*WHAT TO DO*. Repeat each line of the material below exactly as it appears, minus any pictures.

*DATA EXCERPT*.
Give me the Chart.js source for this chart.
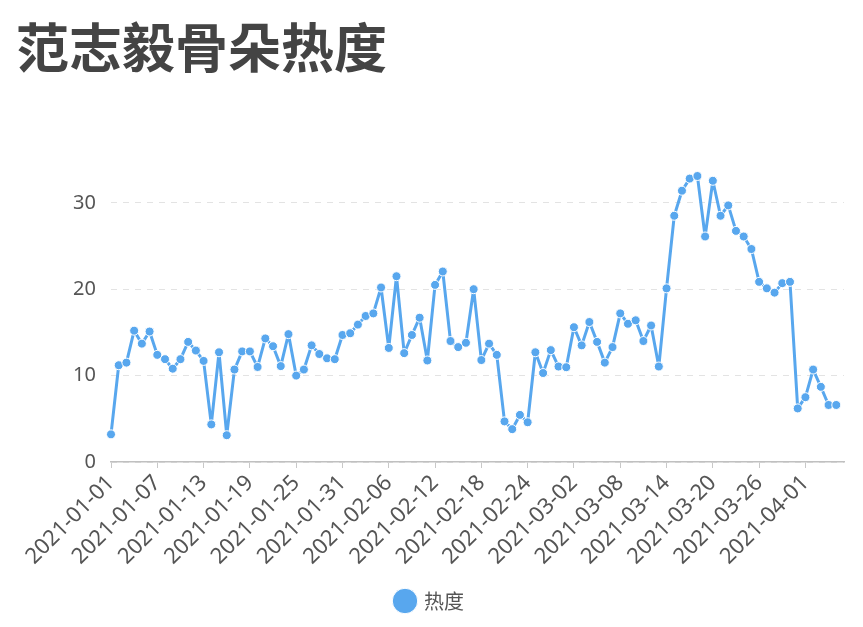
<!DOCTYPE html>
<html>
<head>
<meta charset="utf-8">
<script src="https://cdn.jsdelivr.net/npm/chart.js@4/dist/chart.umd.min.js"></script>
<style>
  html, body { margin: 0; padding: 0; background: #fff; }
  #wrap { width: 863px; height: 627px; }
</style>
</head>
<body>
<div id="wrap"><canvas id="myChart" width="863" height="627"></canvas></div>
<script>
var title = '范志毅骨朵热度';
var seriesName = '热度';

// daily values, 2021-01-01 .. 2021-04-05
var heat = [
  3.2, 11.2, 11.5, 15.2, 13.7, 15.1, 12.4, 11.9, 10.8, 11.9,
  13.9, 12.9, 11.7, 4.35, 12.7, 3.1, 10.7, 12.8, 12.8, 11.0,
  14.3, 13.4, 11.1, 14.8, 10.0, 10.7, 13.5, 12.5, 12.0, 11.9,
  14.7, 14.9, 15.9, 16.9, 17.2, 20.2, 13.2, 21.5, 12.6, 14.7,
  16.7, 11.75, 20.5, 22.05, 14.0, 13.3, 13.8, 20.0, 11.8, 13.7,
  12.4, 4.7, 3.8, 5.45, 4.6, 12.7, 10.3, 12.95, 11.05, 10.97,
  15.6, 13.5, 16.2, 13.9, 11.5, 13.3, 17.2, 16.0, 16.4, 14.0,
  15.8, 11.05, 20.1, 28.5, 31.4, 32.8, 33.1, 26.1, 32.55, 28.5,
  29.7, 26.75, 26.1, 24.65, 20.85, 20.1, 19.6, 20.7, 20.85, 6.2,
  7.5, 10.7, 8.7, 6.6, 6.6
];

// one extra day at the end so the axis runs a step past the last point
var dates = [];
var d0 = Date.UTC(2021, 0, 1);
for (var i = 0; i <= heat.length; i++) {
  dates.push(new Date(d0 + i * 86400000).toISOString().slice(0, 10));
}
var yTicks = [0, 10, 20, 30];

var blue = '#58a7ee';

var ctx = document.getElementById('myChart').getContext('2d');
var myChart = new Chart(ctx, {
  type: 'line',
  data: {
    labels: dates,
    datasets: [{
      label: seriesName,
      data: heat,
      borderColor: blue,
      backgroundColor: blue,
      borderWidth: 3,
      borderJoinStyle: 'round',
      pointRadius: 4.5,
      pointBorderColor: '#fff',
      pointBorderWidth: 1,
      pointBackgroundColor: blue,
      tension: 0
    }]
  },
  options: {
    responsive: false,
    animation: false,
    layout: { padding: { left: 16, right: 19, top: 0, bottom: 6 } },
    plugins: {
      title: {
        display: true,
        text: title,
        align: 'start',
        color: '#444',
        font: { family: '"Noto Sans CJK SC", "Noto Sans"', size: 53, weight: 'bold' },
        padding: { top: 16, bottom: 80 }
      },
      legend: {
        position: 'bottom',
        labels: {
          usePointStyle: true,
          pointStyle: 'circle',
          boxWidth: 18,
          boxHeight: 18,
          color: '#555',
          padding: 10,
          font: { family: '"Noto Sans CJK SC", "Noto Sans"', size: 20 }
        }
      },
      tooltip: { enabled: false }
    },
    scales: {
      x: {
        offset: false,
        grid: { display: true, drawOnChartArea: false, drawTicks: true, tickLength: 6, color: '#c8c8c8' },
        border: { display: true, color: '#c0c0c0', width: 1.5 },
        ticks: {
          autoSkip: false,
          maxRotation: 45,
          minRotation: 45,
          color: '#555',
          padding: 2,
          font: { family: '"Noto Sans"', size: 22 },
          callback: function(v, idx) { return idx % 6 === 0 ? dates[idx] : null; }
        },
        afterFit: function(scale) { scale.height = 119; }
      },
      y: {
        min: 0,
        max: 35,
        grid: { color: '#e3e3e3', drawTicks: false, lineWidth: 1 },
        border: { display: false, dash: [6, 6] },
        ticks: {
          stepSize: 10,
          padding: 15,
          color: '#555',
          font: { family: '"Noto Sans"', size: 20 },
          callback: function(v) { return yTicks.indexOf(v) >= 0 ? String(v) : null; }
        },
        afterFit: function(scale) { scale.width = 95; }
      }
    }
  }
});
</script>
</body>
</html>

*WRITTEN ANSWER*.
Give me the Chart.js source for this chart.
<!DOCTYPE html>
<html>
<head>
<meta charset="utf-8">
<script src="https://cdn.jsdelivr.net/npm/chart.js@4/dist/chart.umd.min.js"></script>
<style>
  html, body { margin: 0; padding: 0; background: #fff; }
  #wrap { width: 863px; height: 627px; }
</style>
</head>
<body>
<div id="wrap"><canvas id="myChart" width="863" height="627"></canvas></div>
<script>
var title = '范志毅骨朵热度';
var seriesName = '热度';

// daily values, 2021-01-01 .. 2021-04-05
var heat = [
  3.2, 11.2, 11.5, 15.2, 13.7, 15.1, 12.4, 11.9, 10.8, 11.9,
  13.9, 12.9, 11.7, 4.35, 12.7, 3.1, 10.7, 12.8, 12.8, 11.0,
  14.3, 13.4, 11.1, 14.8, 10.0, 10.7, 13.5, 12.5, 12.0, 11.9,
  14.7, 14.9, 15.9, 16.9, 17.2, 20.2, 13.2, 21.5, 12.6, 14.7,
  16.7, 11.75, 20.5, 22.05, 14.0, 13.3, 13.8, 20.0, 11.8, 13.7,
  12.4, 4.7, 3.8, 5.45, 4.6, 12.7, 10.3, 12.95, 11.05, 10.97,
  15.6, 13.5, 16.2, 13.9, 11.5, 13.3, 17.2, 16.0, 16.4, 14.0,
  15.8, 11.05, 20.1, 28.5, 31.4, 32.8, 33.1, 26.1, 32.55, 28.5,
  29.7, 26.75, 26.1, 24.65, 20.85, 20.1, 19.6, 20.7, 20.85, 6.2,
  7.5, 10.7, 8.7, 6.6, 6.6
];

// one extra day at the end so the axis runs a step past the last point
var dates = [];
var d0 = Date.UTC(2021, 0, 1);
for (var i = 0; i <= heat.length; i++) {
  dates.push(new Date(d0 + i * 86400000).toISOString().slice(0, 10));
}
var yTicks = [0, 10, 20, 30];

var blue = '#58a7ee';

var ctx = document.getElementById('myChart').getContext('2d');
var myChart = new Chart(ctx, {
  type: 'line',
  data: {
    labels: dates,
    datasets: [{
      label: seriesName,
      data: heat,
      borderColor: blue,
      backgroundColor: blue,
      borderWidth: 3,
      borderJoinStyle: 'round',
      pointRadius: 4.5,
      pointBorderColor: '#fff',
      pointBorderWidth: 1,
      pointBackgroundColor: blue,
      tension: 0
    }]
  },
  options: {
    responsive: false,
    animation: false,
    layout: { padding: { left: 16, right: 19, top: 0, bottom: 6 } },
    plugins: {
      title: {
        display: true,
        text: title,
        align: 'start',
        color: '#444',
        font: { family: '"Noto Sans CJK SC", "Noto Sans"', size: 53, weight: 'bold' },
        padding: { top: 16, bottom: 80 }
      },
      legend: {
        position: 'bottom',
        labels: {
          usePointStyle: true,
          pointStyle: 'circle',
          boxWidth: 18,
          boxHeight: 18,
          color: '#555',
          padding: 10,
          font: { family: '"Noto Sans CJK SC", "Noto Sans"', size: 20 }
        }
      },
      tooltip: { enabled: false }
    },
    scales: {
      x: {
        offset: false,
        grid: { display: true, drawOnChartArea: false, drawTicks: true, tickLength: 6, color: '#c8c8c8' },
        border: { display: true, color: '#c0c0c0', width: 1.5 },
        ticks: {
          autoSkip: false,
          maxRotation: 45,
          minRotation: 45,
          color: '#555',
          padding: 2,
          font: { family: '"Noto Sans"', size: 22 },
          callback: function(v, idx) { return idx % 6 === 0 ? dates[idx] : null; }
        },
        afterFit: function(scale) { scale.height = 119; }
      },
      y: {
        min: 0,
        max: 35,
        grid: { color: '#e3e3e3', drawTicks: false, lineWidth: 1 },
        border: { display: false, dash: [6, 6] },
        ticks: {
          stepSize: 10,
          padding: 15,
          color: '#555',
          font: { family: '"Noto Sans"', size: 20 },
          callback: function(v) { return yTicks.indexOf(v) >= 0 ? String(v) : null; }
        },
        afterFit: function(scale) { scale.width = 95; }
      }
    }
  }
});
</script>
</body>
</html>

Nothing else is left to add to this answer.